Crystal structures and optical properties of two layered lead halide phosphites Pb3(HPO3)Cl4·H2O and Pb3(HPO3)2Cl2·H2O

Abstract

Two new all-inorganic lead halide phosphites, Pb₃(HPO₃)Cl₄·H₂O and Pb₃(HPO₃)₂Cl₂·H₂O, have been synthesized and structurally characterized as layered frameworks constructed from distorted Pb–O(H₂O) polyhedra linked by pseudo-tetrahedral HPO₃ groups, with interlayer Cl⁻ ions providing charge balance and imparting intrinsic structural anisotropy. UV–vis diffuse reflectance spectra analyzed using Tauc's fitting show that both compounds are direct wide-band-gap materials, with optical band gaps of 4.20 eV for Pb₃(HPO₃)Cl₄·H₂O and 4.14 eV for Pb₃(HPO₃)₂Cl₂·H₂O, indicating good transparency in the UV region.
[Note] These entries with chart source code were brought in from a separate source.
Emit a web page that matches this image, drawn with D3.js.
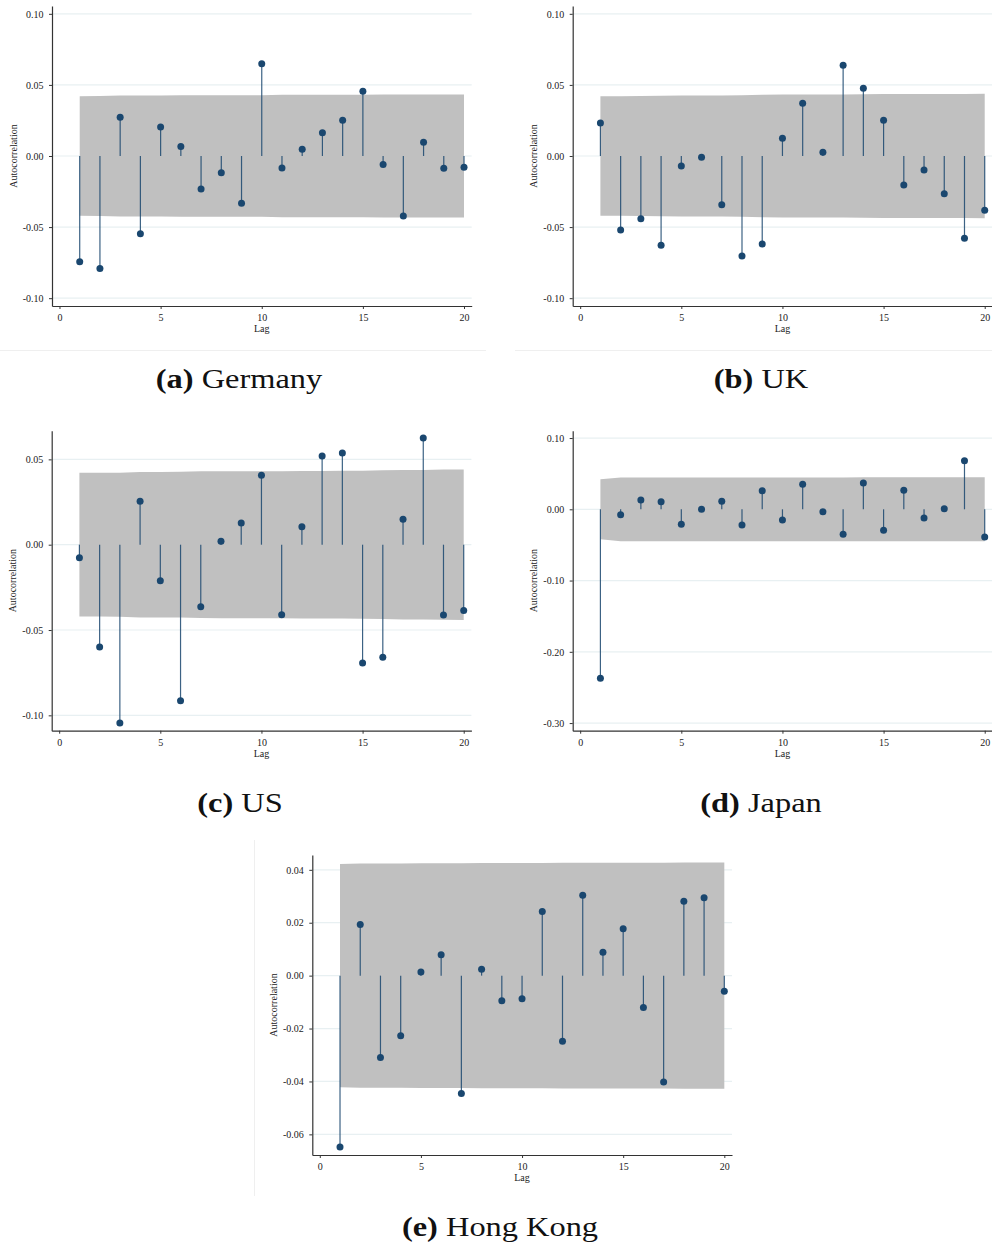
<!DOCTYPE html>
<html><head><meta charset="utf-8">
<script src="https://cdn.jsdelivr.net/npm/d3@7"></script>
<style>body{margin:0;background:#fff}svg{display:block}</style>
</head><body>
<script>
// ---------- DATA ----------
const lags = [1,2,3,4,5,6,7,8,9,10,11,12,13,14,15,16,17,18,19,20];
const xTicks = [0,5,10,15,20];

const germanyAcf = [-0.0743,-0.0792,0.0272,-0.0546,0.0204,0.0066,-0.0232,-0.0117,-0.0333,0.0649,
                    -0.0084,0.0047,0.0164,0.0251,0.0455,-0.0059,-0.0422,0.0096,-0.0087,-0.0080];
const ukAcf      = [0.0232,-0.0521,-0.0441,-0.0628,-0.0070,-0.0009,-0.0342,-0.0703,-0.0619,0.0124,
                    0.0371,0.0026,0.0638,0.0476,0.0251,-0.0204,-0.0098,-0.0265,-0.0579,-0.0382];
const usAcf      = [-0.0076,-0.0599,-0.1045,0.0254,-0.0211,-0.0914,-0.0363,0.0020,0.0127,0.0407,
                    -0.0410,0.0105,0.0520,0.0537,-0.0693,-0.0660,0.0149,0.0625,-0.0412,-0.0385];
const japanAcf   = [-0.2372,-0.0075,0.0131,0.0107,-0.0211,0.0000,0.0112,-0.0220,0.0261,-0.0150,
                    0.0351,-0.0033,-0.0351,0.0369,-0.0295,0.0267,-0.0122,0.0008,0.0682,-0.0389];
const hongKongAcf= [-0.0648,0.0193,-0.0309,-0.0227,0.0014,0.0079,-0.0446,0.0024,-0.0095,-0.0087,
                    0.0242,-0.0248,0.0304,0.0088,0.0177,-0.0120,-0.0402,0.0281,0.0294,-0.0059];

// 95% confidence band half-widths (Bartlett), per lag
const germanyBand = [0.0420,0.0422,0.0425,0.0425,0.0426,0.0427,0.0427,0.0427,0.0428,0.0428,
                     0.0430,0.0430,0.0430,0.0430,0.0431,0.0432,0.0432,0.0433,0.0433,0.0433];
const ukBand      = [0.0421,0.0421,0.0422,0.0423,0.0426,0.0426,0.0426,0.0427,0.0430,0.0432,
                     0.0432,0.0433,0.0433,0.0435,0.0436,0.0436,0.0436,0.0436,0.0436,0.0437];
const usBand      = [0.0421,0.0421,0.0422,0.0426,0.0426,0.0427,0.0430,0.0431,0.0431,0.0431,
                     0.0431,0.0432,0.0432,0.0433,0.0434,0.0436,0.0438,0.0438,0.0440,0.0441];
const japanBand   = [0.0421,0.0447,0.0447,0.0447,0.0447,0.0447,0.0447,0.0447,0.0447,0.0448,
                     0.0448,0.0448,0.0448,0.0449,0.0449,0.0449,0.0449,0.0449,0.0449,0.0450];
const hongKongBand= [0.0422,0.0424,0.0424,0.0424,0.0425,0.0425,0.0425,0.0426,0.0426,0.0426,
                     0.0426,0.0427,0.0427,0.0427,0.0427,0.0427,0.0427,0.0428,0.0428,0.0428];

const yTicksA = [-0.10,-0.05,0.00,0.05,0.10];
const yTicksC = [-0.10,-0.05,0.00,0.05];
const yTicksD = [-0.30,-0.20,-0.10,0.00,0.10];
const yTicksE = [-0.06,-0.04,-0.02,0.00,0.02,0.04];

const captionLetters = ["(a)","(b)","(c)","(d)","(e)"];
const captionNames   = ["Germany","UK","US","Japan","Hong Kong"];

// ---------- LAYOUT ----------
const W = 992, H = 1245;
const svg = d3.select("body").append("svg").attr("width", W).attr("height", H);

const panels = [
  {acf: germanyAcf,  band: germanyBand,  ticks: yTicksA, yDom: [-0.1055, 0.1055], ax: 52,    top: 6,     bottom: 306,   cap: [239, 388]},
  {acf: ukAcf,       band: ukBand,       ticks: yTicksA, yDom: [-0.1055, 0.1055], ax: 572.7, top: 6,     bottom: 306,   cap: [761, 388]},
  {acf: usAcf,       band: usBand,       ticks: yTicksC, yDom: [-0.1090, 0.0668], ax: 51.7,  top: 430.7, bottom: 730.7, cap: [240, 812]},
  {acf: japanAcf,    band: japanBand,    ticks: yTicksD, yDom: [-0.3107, 0.1103], ax: 572.7, top: 430.7, bottom: 730.7, cap: [761, 812]},
  {acf: hongKongAcf, band: hongKongBand, ticks: yTicksE, yDom: [-0.0678, 0.0456], ax: 312.3, top: 855,   bottom: 1155,  cap: [500, 1236]}
];

const NAVY = "#1a476f";
const serif = "'Liberation Serif','Times New Roman',serif";

// faint graph-region borders
svg.append("line").attr("x1",0).attr("x2",486).attr("y1",350.5).attr("y2",350.5).attr("stroke","#efefef");
svg.append("line").attr("x1",515).attr("x2",992).attr("y1",350.5).attr("y2",350.5).attr("stroke","#efefef");
svg.append("line").attr("x1",254.5).attr("x2",254.5).attr("y1",840).attr("y2",1196).attr("stroke","#efefef");

panels.forEach((p, i) => {
  const g = svg.append("g");
  const x = d3.scaleLinear().domain([-0.37, 20.38]).range([p.ax, p.ax + 419.7]);
  const y = d3.scaleLinear().domain(p.yDom).range([p.bottom, p.top]);
  const right = Math.min(x.range()[1], W);

  // gridlines
  g.selectAll(".grid").data(p.ticks).join("line")
    .attr("x1", p.ax).attr("x2", right)
    .attr("y1", d => y(d)).attr("y2", d => y(d))
    .attr("stroke", "#e8f0f2").attr("stroke-width", 1.2);

  // confidence band
  const area = d3.area()
    .x((d, k) => x(lags[k]))
    .y0((d) => y(-d))
    .y1((d) => y(d));
  g.append("path").datum(p.band).attr("d", area).attr("fill", "#c0c0c0");

  // stems
  g.selectAll(".stem").data(p.acf).join("line")
    .attr("x1", (d, k) => x(lags[k])).attr("x2", (d, k) => x(lags[k]))
    .attr("y1", y(0)).attr("y2", d => y(d))
    .attr("stroke", NAVY).attr("stroke-width", 1.2).attr("stroke-opacity", 0.85);

  // markers
  g.selectAll(".dot").data(p.acf).join("circle")
    .attr("cx", (d, k) => x(lags[k])).attr("cy", d => y(d))
    .attr("r", 3.5).attr("fill", NAVY);

  // y axis
  const yAxis = d3.axisLeft(y).tickValues(p.ticks).tickSize(3).tickPadding(5.5).tickSizeOuter(0)
    .tickFormat(d3.format(".2f"));
  const ya = g.append("g").attr("transform", `translate(${p.ax},0)`).call(yAxis);
  ya.selectAll("text").text(d => d3.format(".2f")(d).replace("\u2212", "-"))
    .attr("font-family", serif).attr("font-size", 10).attr("fill", "#222");
  ya.selectAll("line").attr("stroke", "#333");
  ya.select(".domain").attr("stroke", "#333").attr("stroke-width", 1.2);

  // x axis
  const xAxis = d3.axisBottom(x).tickValues(xTicks).tickSize(3).tickPadding(5).tickSizeOuter(0)
    .tickFormat(d3.format("d"));
  const xa = g.append("g").attr("transform", `translate(0,${p.bottom})`).call(xAxis);
  xa.selectAll("text").attr("font-family", serif).attr("font-size", 10).attr("fill", "#222");
  xa.selectAll("line").attr("stroke", "#333");
  xa.select(".domain").attr("stroke", "#333").attr("stroke-width", 1.2);

  // axis titles
  g.append("text").attr("x", x(10)).attr("y", p.bottom + 26).attr("text-anchor", "middle")
    .attr("font-family", serif).attr("font-size", 10).attr("fill", "#222").text("Lag");
  g.append("text").attr("transform", `translate(${p.ax - 39},${(p.top + p.bottom) / 2}) rotate(-90)`)
    .attr("text-anchor", "middle").attr("dy", "0.35em")
    .attr("font-family", serif).attr("font-size", 10).attr("fill", "#222").text("Autocorrelation");

  // caption
  const cap = svg.append("text")
    .attr("transform", `translate(${p.cap[0]},${p.cap[1]}) scale(1.2,1)`)
    .attr("text-anchor", "middle").attr("font-family", serif).attr("font-size", 27).attr("fill", "#111");
  cap.append("tspan").attr("font-weight", "bold").text(captionLetters[i]);
  cap.append("tspan").text(" " + captionNames[i]);
});
</script>
</body></html>
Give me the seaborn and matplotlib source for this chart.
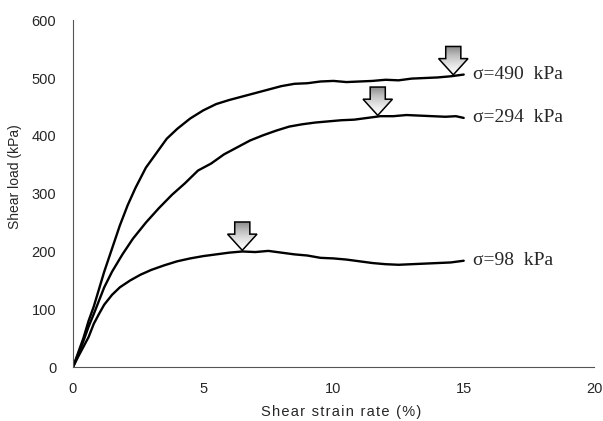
import numpy as np
import pandas as pd
import matplotlib
matplotlib.use("Agg")
import matplotlib.pyplot as plt
from matplotlib.patches import Polygon
import seaborn as sns

# Shear strain (%) and shear load (kPa) for each normal stress
x_490 = [0, 0.2, 0.4, 0.6, 0.8, 1.0, 1.2, 1.5, 1.8, 2.1, 2.4, 2.8, 3.2, 3.6, 4.0, 4.5,
         5.0, 5.5, 6.0, 6.5, 7.0, 7.5, 8.0, 8.5, 9.0, 9.5, 10.0, 10.5, 11.0, 11.5,
         12.0, 12.5, 13.0, 13.5, 14.0, 14.5, 15.0]
y_490 = [0, 25, 50, 80, 105, 135, 165, 205, 245, 280, 310, 345, 370, 395, 412, 430,
         444, 455, 462, 468, 474, 480, 486, 490, 491, 494, 495, 493, 494, 495,
         497, 496, 499, 500, 501, 503, 506]

x_294 = [0, 0.2, 0.4, 0.6, 0.8, 1.0, 1.2, 1.5, 1.9, 2.3, 2.8, 3.3, 3.8, 4.3, 4.8,
         5.3, 5.8, 6.3, 6.8, 7.3, 7.8, 8.3, 8.8, 9.3, 9.8, 10.3, 10.8, 11.3, 11.8,
         12.3, 12.8, 13.3, 13.8, 14.3, 14.7, 15.0]
y_294 = [0, 22, 45, 70, 92, 115, 138, 165, 195, 222, 250, 275, 298, 318, 340,
         352, 368, 380, 392, 401, 409, 416, 420, 423, 425, 427, 428, 431, 434,
         434, 436, 435, 434, 433, 434, 431]

x_98 = [0, 0.2, 0.4, 0.6, 0.8, 1.0, 1.2, 1.5, 1.8, 2.2, 2.6, 3.0, 3.5, 4.0, 4.5,
        5.0, 5.5, 6.0, 6.5, 7.0, 7.5, 8.0, 8.5, 9.0, 9.5, 10.0, 10.5, 11.0, 11.5,
        12.0, 12.5, 13.0, 13.5, 14.0, 14.5, 15.0]
y_98 = [0, 18, 35, 52, 75, 92, 108, 125, 138, 150, 160, 168, 176, 183, 188,
        192, 195, 198, 200, 199, 201, 198, 195, 193, 189, 188, 186, 183, 180,
        178, 177, 178, 179, 180, 181, 184]

series_labels = ["σ=490  kPa", "σ=294  kPa", "σ=98  kPa"]
# strain at which the peak load is marked
peak_strain = [14.6, 11.7, 6.5]

x_ticks = [0, 5, 10, 15, 20]
y_ticks = [0, 100, 200, 300, 400, 500, 600]

frames = []
for lab, xs, ys in zip(series_labels, [x_490, x_294, x_98], [y_490, y_294, y_98]):
    frames.append(pd.DataFrame({"strain": xs, "load": ys, "stress": lab}))
df = pd.concat(frames, ignore_index=True)

sns.set_style("white")
plt.rcParams["font.family"] = ["Liberation Sans", "DejaVu Sans"]

fig = plt.figure(figsize=(6.03, 4.21), dpi=100)
ax = fig.add_axes([0.121, 0.128, 0.864, 0.824])

sns.lineplot(data=df, x="strain", y="load", units="stress", estimator=None,
             color="black", lw=1.7, sort=False, ax=ax, legend=False)

# end-of-curve labels
for lab, xs, ys in zip(series_labels, [x_490, x_294, x_98], [y_490, y_294, y_98]):
    ax.text(xs[-1] + 0.35, ys[-1], lab, family=["Liberation Serif", "DejaVu Serif"],
            fontsize=14, va="center", ha="left")

# block arrows pointing at the peak load
head_w, shaft_w, head_h, shaft_h = 1.13, 0.58, 28, 21
grad = np.linspace(0.55, 0.0, 64).reshape(-1, 1)
for px, xs, ys in zip(peak_strain, [x_490, x_294, x_98], [y_490, y_294, y_98]):
    ty = np.interp(px, xs, ys) + 2
    pts = [(px, ty), (px - head_w / 2, ty + head_h), (px - shaft_w / 2, ty + head_h),
           (px - shaft_w / 2, ty + head_h + shaft_h), (px + shaft_w / 2, ty + head_h + shaft_h),
           (px + shaft_w / 2, ty + head_h), (px + head_w / 2, ty + head_h)]
    poly = Polygon(pts, closed=True, facecolor="none", edgecolor="black", lw=1.1, zorder=5)
    ax.add_patch(poly)
    im = ax.imshow(grad, cmap="Greys", vmin=0, vmax=1, aspect="auto", zorder=4,
                   extent=(px - head_w / 2, px + head_w / 2, ty, ty + head_h + shaft_h),
                   origin="upper")
    im.set_clip_path(poly)

ax.set_xlim(0, 20)
ax.set_ylim(0, 600)
ax.set_xticks(x_ticks)
ax.set_yticks(y_ticks)
ax.tick_params(axis="both", labelsize=10.5, length=3, width=0.7, color="#444444")
ax.tick_params(axis="x", direction="in", pad=11)
ax.tick_params(axis="y", direction="out", pad=9)

sns.despine(ax=ax)
for side in ("left", "bottom"):
    ax.spines[side].set_color("#555555")
    ax.spines[side].set_linewidth(0.8)
    ax.spines[side].set_linestyle((0, (2, 1)))

# letter-spaced axis title
xlabel = "\u200a".join("Shear strain rate (%)")
ax.set_xlabel(xlabel, fontsize=10.5, va="center")
ax.xaxis.set_label_coords(0.515, -0.13)
ax.set_ylabel("Shear load (kPa)", fontsize=10)
ax.yaxis.set_label_coords(-0.098, 0.55)

fig.savefig("out.png", dpi=100)
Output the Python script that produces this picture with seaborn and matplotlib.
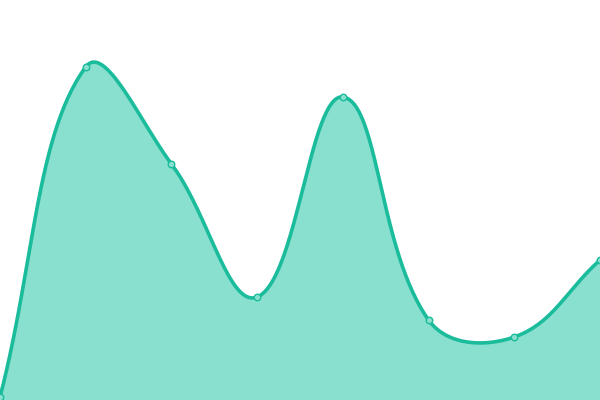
import numpy as np
import pandas as pd
import matplotlib
matplotlib.use("Agg")
import matplotlib.pyplot as plt
import seaborn as sns

# Data
labels = ["P1", "P2", "P3", "P4", "P5", "P6", "P7", "P8"]
values = [3, 333, 236, 103, 303, 80, 63, 140]

LINE = "#1abc9c"
FILL = "#8ae0cf"
W, H = 600, 400
TENSION = 0.4

sns.set_theme(style="white")
fig = plt.figure(figsize=(6, 4), dpi=100)
ax = fig.add_axes([0, 0, 1, 1])

n = len(values)
xs = np.linspace(0, W, n)
ys = np.array(values, dtype=float)

# Chart.js-like smooth bezier (tension) for the drawn curve
cps = []
for i in range(n):
    prev = np.array([xs[max(i - 1, 0)], ys[max(i - 1, 0)]])
    cur = np.array([xs[i], ys[i]])
    nxt = np.array([xs[min(i + 1, n - 1)], ys[min(i + 1, n - 1)]])
    d01 = np.hypot(*(cur - prev))
    d12 = np.hypot(*(nxt - cur))
    tot = d01 + d12
    s01 = d01 / tot if tot else 0
    s12 = d12 / tot if tot else 0
    fa = TENSION * s01
    fb = TENSION * s12
    cp_prev = cur - fa * (nxt - prev)
    cp_next = cur + fb * (nxt - prev)
    cp_prev[1] = np.clip(cp_prev[1], 0, H)
    cp_next[1] = np.clip(cp_next[1], 0, H)
    cps.append((cp_prev, cp_next))

cx, cy = [], []
t = np.linspace(0, 1, 60)
for i in range(n - 1):
    p0 = np.array([xs[i], ys[i]])
    p3 = np.array([xs[i + 1], ys[i + 1]])
    p1 = cps[i][1]
    p2 = cps[i + 1][0]
    b = ((1 - t) ** 3)[:, None] * p0 + (3 * (1 - t) ** 2 * t)[:, None] * p1 \
        + (3 * (1 - t) * t ** 2)[:, None] * p2 + (t ** 3)[:, None] * p3
    cx.extend(b[:, 0]); cy.extend(b[:, 1])

curve = pd.DataFrame({"x": cx, "y": cy})
ax.fill_between(curve["x"], 0, curve["y"], color=FILL, linewidth=0, zorder=1)
sns.lineplot(data=curve, x="x", y="y", sort=False, color=LINE, linewidth=2.6,
             ax=ax, zorder=2)

pts = pd.DataFrame({"x": xs, "y": ys, "label": labels})
sns.scatterplot(data=pts, x="x", y="y", s=22, color=FILL, edgecolor=LINE,
                linewidth=1.0, ax=ax, zorder=3)

ax.set_xlim(0, W)
ax.set_ylim(0, H)
ax.axis("off")
fig.savefig("out.png", dpi=100)
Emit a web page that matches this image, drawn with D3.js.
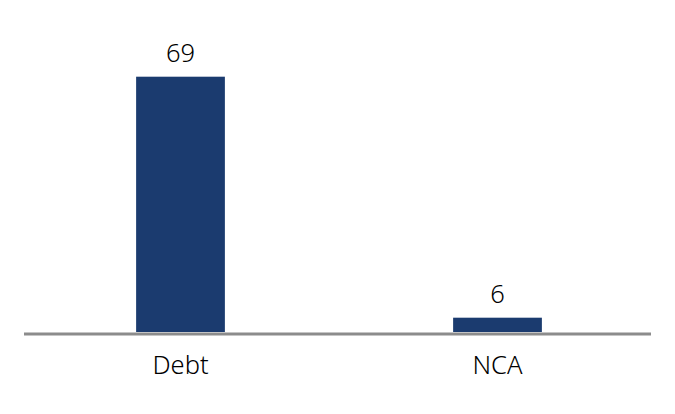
<!DOCTYPE html>
<html>
<head>
<meta charset="utf-8">
<script src="https://cdn.jsdelivr.net/npm/d3@7"></script>
<style>
  html, body { margin: 0; padding: 0; background: #fff; }
  svg { display: block; }
  text { font-family: "Noto Sans", "Open Sans", sans-serif; font-weight: 300; fill: #000; }
</style>
</head>
<body>
<svg id="chart" width="675" height="414"></svg>
<script>
const categories = ["Debt", "NCA"];
const values = [69, 6];
const valueLabels = ["69", "6"];

const W = 675, H = 414;
const baseY = 332;
const svg = d3.select("#chart");

const x = d3.scaleBand()
  .domain(categories)
  .range([22, 656])
  .paddingInner(0.72)
  .paddingOuter(0.36);

const y = d3.scaleLinear()
  .domain([2.26, 69])
  .range([baseY, 76.7]);

const data = categories.map((c, i) => ({ c, v: values[i], label: valueLabels[i] }));

svg.selectAll("rect.bar")
  .data(data)
  .join("rect")
  .attr("class", "bar")
  .attr("x", d => x(d.c))
  .attr("width", x.bandwidth())
  .attr("y", d => y(d.v))
  .attr("height", d => baseY - y(d.v))
  .attr("fill", "#1b3b6f");

// baseline
svg.append("line")
  .attr("x1", 24).attr("x2", 651)
  .attr("y1", baseY + 2).attr("y2", baseY + 2)
  .attr("stroke", "#8c8c8c")
  .attr("stroke-width", 3);

// value labels
svg.selectAll("text.val")
  .data(data)
  .join("text")
  .attr("class", "val")
  .attr("x", d => x(d.c) + x.bandwidth() / 2)
  .attr("y", d => y(d.v) - 15)
  .attr("text-anchor", "middle")
  .attr("font-size", 25.5)
  .text(d => d.label);

// category labels
svg.selectAll("text.cat")
  .data(data)
  .join("text")
  .attr("class", "cat")
  .attr("x", d => x(d.c) + x.bandwidth() / 2)
  .attr("y", 373.5)
  .attr("text-anchor", "middle")
  .attr("font-size", 25.5)
  .text(d => d.c);
</script>
</body>
</html>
Birefringence measurements at 546 nm using a Berek compensator yield Δn ≈ 0.033 and 0.057 for Pb₃(HPO₃)Cl₄·H₂O and Pb₃(HPO₃)₂Cl₂·H₂O, respectively, demonstrating useful optical anisotropy for polarization-dependent applications. Density functional theory calculations reproduce the wide-gap insulating character of both phases and predict birefringence values in good agreement with experiment, supporting their identification as phosphite-based candidates for UV/visible birefringent optical crystals.